Some of the pupils were burned alive in the latest school attack blamed on a
radical terror group, survivors said.
Parents screamed in anguish as they tried to
identify the charred and gunshot victims. Farmer Malam Abdullahi found the bodies of two of
his sons, a 10-year-old shot in the back as he apparently tried to run away,
and a 12-year-old shot in the chest.
“That's it, I'm taking my other boys out of
school,” he told The Associated Press as he wept over the two corpses. He said
he had three younger children in a nearby school.
“It's not safe,” he said. “The gunmen are
attacking schools and there is no protection for students despite all the
soldiers.”
Survivors at the Potiskum General Hospital and
its mortuary said gunmen attacked Government Secondary School in Mamudo
village, 3 miles from Potiskum town at about 3 a.m. Saturday. The gunmen are
believed to be from the Boko Haram sect, whose name means “Western education is
sacrilege.”
They killed 29 students and English teacher
Mohammed Musa, who was shot in the chest according to another teacher, Ibrahim
Abdu.
“We were sleeping when we heard gunshots. When I
woke up, someone was pointing a gun at me,” said 15-year-old Musa Hassan.

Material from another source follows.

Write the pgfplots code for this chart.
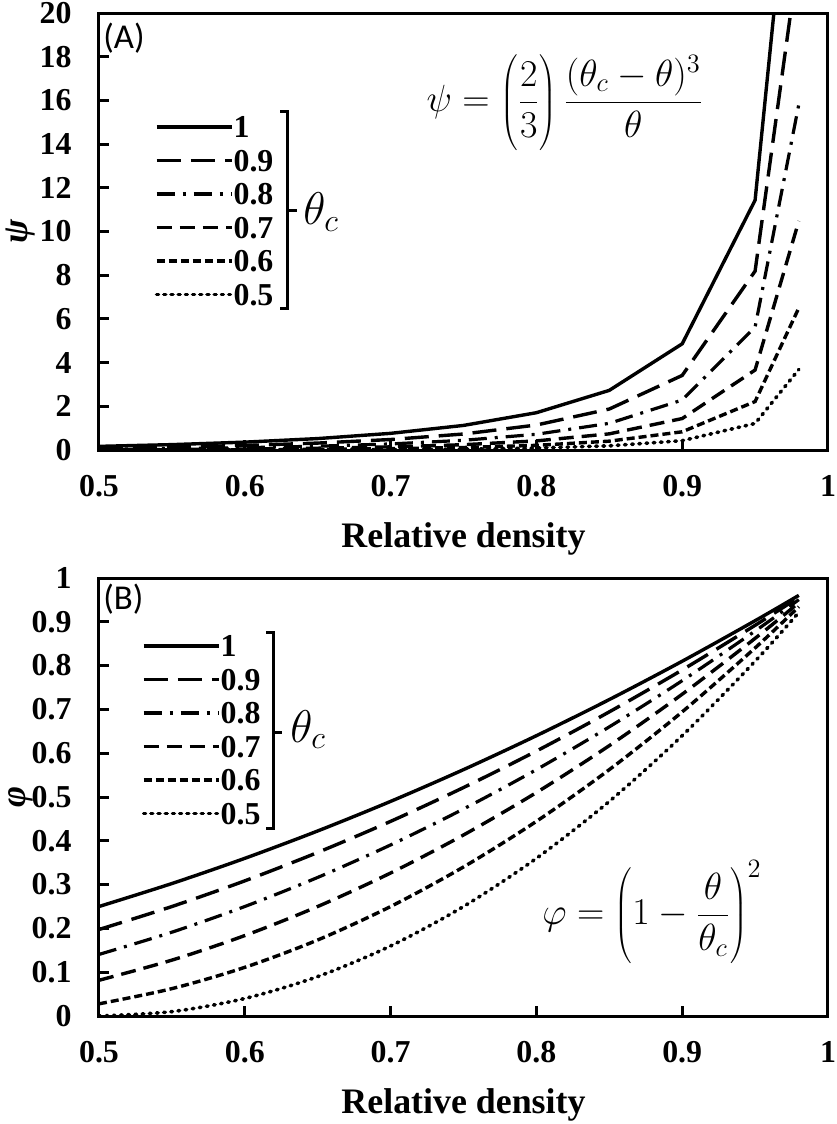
\RequirePackage{fix-cm}
\documentclass[border=0pt]{standalone}
\usepackage{pgfplots}
\pgfplotsset{compat=1.18}
\usepackage{pgfplotstable}
\usepackage[no-math]{fontspec}
\setmainfont{Liberation Serif}
\newfontfamily\calibri{Carlito}

% psi values, one column per theta_c
\pgfplotstableread{
rho  c10    c09    c08    c07    c06    c05
0.50 0.1667 0.0853 0.0360 0.0107 0.0013 0.0000
0.55 0.2465 0.1350 0.0635 0.0231 0.0050 0.0002
0.60 0.3600 0.2083 0.1067 0.0450 0.0133 0.0017
0.65 0.5231 0.3169 0.1736 0.0817 0.0298 0.0064
0.70 0.7622 0.4800 0.2778 0.1422 0.0600 0.0178
0.75 1.1250 0.7323 0.4437 0.2430 0.1143 0.0417
0.80 1.7067 1.1433 0.7200 0.4167 0.2133 0.0900
0.85 2.7294 1.8750 1.2206 0.7394 0.4050 0.1906
0.90 4.8600 3.4133 2.2867 1.4400 0.8333 0.4267
0.95 11.432 8.1883 5.6250 3.6617 2.2183 1.2150
0.98 31.373 22.716 15.818 10.481 6.5037 3.6864
}\psitable

% phi values
\pgfplotstableread{
rho  c10    c09    c08    c07    c06    c05
0.50 0.2500 0.1975 0.1406 0.0816 0.0278 0.0000
0.55 0.3025 0.2500 0.1914 0.1276 0.0625 0.0100
0.60 0.3600 0.3086 0.2500 0.1837 0.1111 0.0400
0.65 0.4225 0.3735 0.3164 0.2500 0.1736 0.0900
0.70 0.4900 0.4444 0.3906 0.3265 0.2500 0.1600
0.75 0.5625 0.5216 0.4727 0.4133 0.3403 0.2500
0.80 0.6400 0.6049 0.5625 0.5102 0.4444 0.3600
0.85 0.7225 0.6944 0.6602 0.6173 0.5625 0.4900
0.90 0.8100 0.7901 0.7656 0.7347 0.6944 0.6400
0.95 0.9025 0.8920 0.8789 0.8622 0.8403 0.8100
0.98 0.9604 0.9560 0.9506 0.9437 0.9344 0.9216
}\phitable

\tikzset{
  s10/.style={black, line width=1.7bp},
  s09/.style={black, line width=1.7bp, dash pattern=on 12bp off 5bp},
  s08/.style={black, line width=1.6bp, dash pattern=on 9bp off 4bp on 1.5bp off 4bp},
  s07/.style={black, line width=1.7bp, dash pattern=on 7.5bp off 4bp},
  s06/.style={black, line width=1.7bp, dash pattern=on 4bp off 2bp},
  s05/.style={black, line width=1.8bp, line cap=round, dash pattern=on 0.8bp off 2.8bp},
}

\pgfplotsset{
  panel/.style={
    scale only axis, width=364.5bp,
    xmin=0.5, xmax=1, xtick={0.5,0.6,0.7,0.8,0.9,1},
    axis line style={line width=1.5bp},
    every tick/.append style={black, line width=1.5bp},
    major tick length=5bp,
    tick align=inside, tick pos=left,
    /pgf/number format/assume math mode=true,
    tick label style={font=\fontsize{16}{19}\selectfont\bfseries},
    xticklabel style={inner sep=0pt, anchor=north, yshift=-12.5bp},
    yticklabel style={inner sep=0pt, anchor=east, xshift=-13.5bp},
    every axis x label/.style={at={(axis description cs:0.5,0)}, anchor=base, yshift=-48.5bp,
      font=\fontsize{18}{22}\selectfont\bfseries},
    every axis y label/.style={at={(axis description cs:-0.107,0.5)}, rotate=90, anchor=center,
      font=\fontsize{18}{22}\selectfont\bfseries\itshape},
    xlabel={Relative density},
    legend cell align=left,
    legend image code/.code={\draw[##1] (0bp,0bp) -- (33.5bp,0bp); \path (0bp,0bp) -- (37.5bp,0bp);},
    legend style={draw=none, fill=none, inner sep=0pt, outer sep=0pt, row sep=0pt, column sep=0pt,
      anchor=north west, font=\fontsize{16}{19}\selectfont\bfseries,
      nodes={inner sep=0pt, text height=13.8bp, text depth=2.95bp}},
  },
}

\begin{document}
\begin{tikzpicture}
\useasboundingbox (-49.5bp,6.5bp) rectangle (369bp,-555.5bp);

\begin{axis}[panel, at={(0,0)}, anchor=north west, height=218.5bp,
  ymin=0, ymax=20, ytick={0,2,4,6,8,10,12,14,16,18,20},
  ylabel={ψ},
  legend style={at={(axis description cs:0.0768,0.7775)}},
]
\addplot[s10] table[x=rho, y=c10] {\psitable}; \addlegendentry{1}
\addplot[s09] table[x=rho, y=c09] {\psitable}; \addlegendentry{0.9}
\addplot[s08] table[x=rho, y=c08] {\psitable}; \addlegendentry{0.8}
\addplot[s07] table[x=rho, y=c07] {\psitable}; \addlegendentry{0.7}
\addplot[s06] table[x=rho, y=c06] {\psitable}; \addlegendentry{0.6}
\addplot[s05] table[x=rho, y=c05] {\psitable}; \addlegendentry{0.5}
\node[anchor=north west, inner sep=0pt, font=\calibri\fontsize{17.5}{21}\selectfont]
  at (axis description cs:0.0055,0.979) {(A)};
\draw[line width=1.5bp] (axis description cs:0.2483,0.7735) -- (axis description cs:0.258,0.7735)
  -- (axis description cs:0.258,0.3227) -- (axis description cs:0.2483,0.3227);
\draw[line width=1.5bp] (axis description cs:0.258,0.547) -- (axis description cs:0.2716,0.547);
\node[anchor=base west, inner sep=0pt, font=\fontsize{23}{27}\selectfont]
  at (axis description cs:0.2798,0.515) {$\theta_c$};
\node[font=\fontsize{19}{23}\selectfont] at (axis description cs:0.639,0.7963)
  {$\displaystyle \psi = \left(\vrule height 29bp depth 19bp width 0pt\frac{2}{3}\right)\frac{(\theta_c-\theta)^3}{\theta}$};
\end{axis}

\begin{axis}[panel, at={(0,-282.5bp)}, anchor=north west, height=219bp,
  ymin=0, ymax=1, ytick={0,0.1,0.2,0.3,0.4,0.5,0.6,0.7,0.8,0.9,1},
  ylabel={φ},
  legend style={at={(axis description cs:0.059,0.883)}},
]
\addplot[s10, smooth] table[x=rho, y=c10] {\phitable}; \addlegendentry{1}
\addplot[s09, smooth] table[x=rho, y=c09] {\phitable}; \addlegendentry{0.9}
\addplot[s08, smooth] table[x=rho, y=c08] {\phitable}; \addlegendentry{0.8}
\addplot[s07, smooth] table[x=rho, y=c07] {\phitable}; \addlegendentry{0.7}
\addplot[s06, smooth] table[x=rho, y=c06] {\phitable}; \addlegendentry{0.6}
\addplot[s05, smooth] table[x=rho, y=c05] {\phitable}; \addlegendentry{0.5}
\node[anchor=north west, inner sep=0pt, font=\calibri\fontsize{17.5}{21}\selectfont]
  at (axis description cs:0.0055,0.988) {(B)};
\draw[line width=1.5bp] (axis description cs:0.2291,0.8767) -- (axis description cs:0.2387,0.8767)
  -- (axis description cs:0.2387,0.4292) -- (axis description cs:0.2291,0.4292);
\draw[line width=1.5bp] (axis description cs:0.2387,0.6484) -- (axis description cs:0.251,0.6484);
\node[anchor=base west, inner sep=0pt, font=\fontsize{23}{27}\selectfont]
  at (axis description cs:0.262,0.6256) {$\theta_c$};
\node[font=\fontsize{19}{23}\selectfont] at (axis description cs:0.7586,0.2374)
  {$\displaystyle \varphi = \left(\vrule height 28bp depth 18bp width 0pt 1-\frac{\theta}{\theta_c}\right)^{2}$};
\end{axis}
\end{tikzpicture}
\end{document}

He put his arm up in defense, and suffered a
gunshot that blew off all four fingers on his right hand, the one he uses to
write.
He said the gunmen came armed with jerry cans of
fuel that they used to torch the school's administrative block and one of the
hostels.
“They burned the children alive,” he said, the
horror showing in his wide eyes.
He and teachers at the morgue said dozens of
children from the 1,200-student school escaped into the bush but have not been
seen since.
Some bodies are so charred they could not be
identified, so many parents do not know if their children survived or died.
Islamic militants from Boko Haram and breakaway
groups have killed more than 1,600 civilians in suicide bombings and other
attacks since 2010, according to an Associated Press count.
Scores of schools have been burned down in the
past year in northeast Nigeria.
President Goodluck Jonathan declared a state of emergency May 14, and deployed
thousands of troops to halt the insurgency, acknowledging that militants had taken
control of some towns and villages.
The military has claimed success in regaining
control of the area — the states of Adamawa, Borno and Yobe. However, the area
covers some 60,000 square miles, or one-sixth of the sprawling country.
Soldiers say they have killed and arrested
hundreds of fighters.
But the crackdown, including attacks with fighter
jets and helicopter gunships on militant camps, appears to have driven the
extremists into rocky mountains with caves, from which they emerge to attack schools
and markets.
The militants have increasingly targeted
civilians, including health workers on vaccination
campaigns, teachers and government workers.
Farmers have been driven from their land by the
extremists and by military roadblocks, raising the specter of a food shortage
to add to the woes of a people already hampered by the military's shutdown of
cell phone service and ban on using satellite telephones.